Scott walked up to her. ‘Is it turned on right now? Can they track it?’ He all but took the phone from her hand.

‘It doesn’t need to be turned on – hang on.’ She listened to her phone, thanked the person on the other end and then cut the call. ‘OK, the cell doesn’t need to be turned on for the phone company to ping it and get a location within one hundred feet. But first we gotta get a warrant out to the phone company.’

‘This is bullshit!’ Scott fumed. ‘This is high priority, did you tell them that?’

‘We might have another way.’ She exchanged a glance with Mark. ‘Look, the D’s in Missings at Atlanta PD have the technology to ping cells.’

Scott looked at each of the agents in turn. ‘Missing Persons? You know any of those detectives?’

Angie’s mouth was set. ‘I’ve got a couple of favors I can call in. It might not be enough.’

‘If they’re like other detectives I know, they’ll scratch you this time if you’re ready to scratch them next time. What’s it gonna take, Ange?’ Scott implored.

‘Let me make some calls.’ She turned to leave the room.

Eric was hard on her heels. ‘I’ll start the warrant process in case we need it.’ The door slammed behind them.

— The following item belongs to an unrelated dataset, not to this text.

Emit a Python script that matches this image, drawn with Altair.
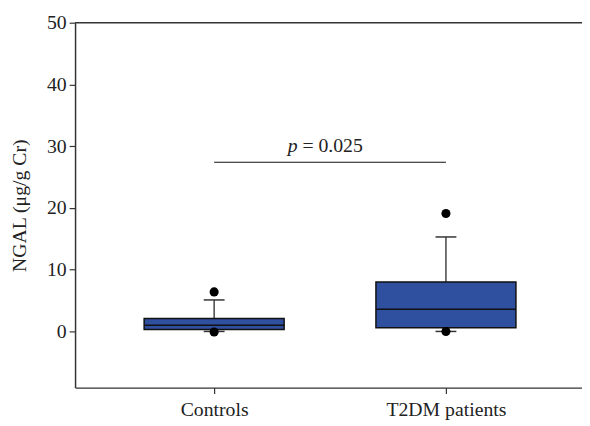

Scott gave Mark a questioning look.

Mark responded, ‘She’s got some history with the head of that unit.’

‘Personal or on the job?’

‘Both, but that’s not where the favors are. She helped them out on a case so she’s going to be calling that favor in. But because there’s some personal stuff, she’s not going to like doing it. You know Angie.’

‘She left him, then?’

‘Hey, I didn’t say anything.’ Mark gestured at his own chest as he got up. ‘Did you hear me say something?’

‘She’s not going to forget it was me that had her call in the favor, is she?’ Scott grimaced to himself as he followed Mark out of the briefing room.